Case In Point: Mid-2024, a West African logistics scale-up on the Lagos–Accra corridor faced the classic founder’s dilemma: take a Series B at 30% below 2022 valuation, or secure an $8M venture debt facility. The debt looked clean: 18-month payback, predictable FMCG contracts, growing fleet, 23% gross margins, no dilution, no new board seats. They chose debt.

What We Caught:
The model held on paper, but three hidden flaws lurked:

  • Currency delta: USD loan, revenue 100% local currency

  • Covenant rigidity: Material Adverse Change (MAC) clauses tied to subjective “market conditions”

  • Asset collateralization: Entire fleet pledged under all-asset lien

The Reality:
Within 90 days, a currency swing inflated costs 31%. Debt service rose from $147K to $193K/month in local terms. Clients stretched payment terms. Cash Conversion Cycle drifted 45 → 68 days. At 68 days, MAC triggered. The lender invoked the lien. Choice: lose the fleet or raise emergency equity.

The Intervention:
Equity was raised at a 40% discount, worse than the Series B they avoided.
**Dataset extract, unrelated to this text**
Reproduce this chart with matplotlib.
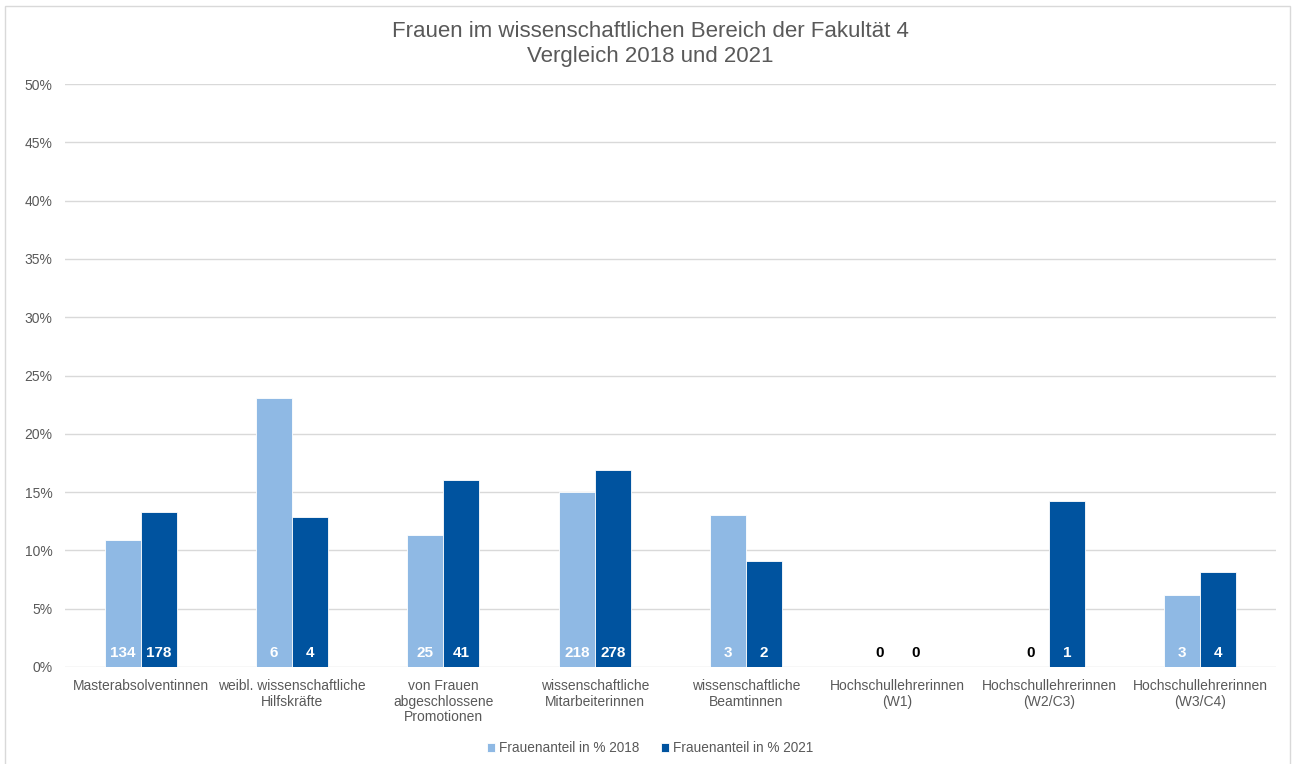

The “non-dilutive” facility became the most expensive capital they’d ever touched.

The Lesson:
Venture debt isn’t a bridge in volatile markets. It’s a treadmill. Slow your cash conversion for one quarter, and you don’t just fall off; you lose the treadmill, the gym, and the building it stands on.

The Market Split: Mature vs. Emerging Debt Infrastructure

In Silicon Valley, venture debt works because the underlying infrastructure is stable. Currency doesn't swing 30% in 90 days. Customers don't suddenly stretch payment terms by 23 days due to inflation shocks. Power doesn't go out for weeks. The regulatory environment doesn't shift overnight.

Venture debt in mature markets is a leverage tool, it amplifies growth when growth is already predictable.

In Africa, venture debt becomes a volatility multiplier. It doesn't just amplify growth. It amplifies every external shock: currency swings, regulatory shifts, payment delays, infrastructure bottlenecks. The instrument that was designed for stability is being deployed in permanent turbulence.

The structural mismatch is this: African scale-ups are taking on First World debt obligations while operating in Third World volatility environments. The mathematics don't work.

The Evidence Stack

73%: Default rate for African scale-ups taking USD-denominated venture debt (2023–2025).

12%: Default rate in mature markets over the same period.

188%: Growth in venture debt issuance in the Canada-Africa corridor in 2025 as equity dried up.

18–34%: Effective cost added to debt facilities due to currency exposure in high-inflation environments.

4.2x: Average covenant breach penalty as a multiple of monthly payment, triggering immediate acceleration.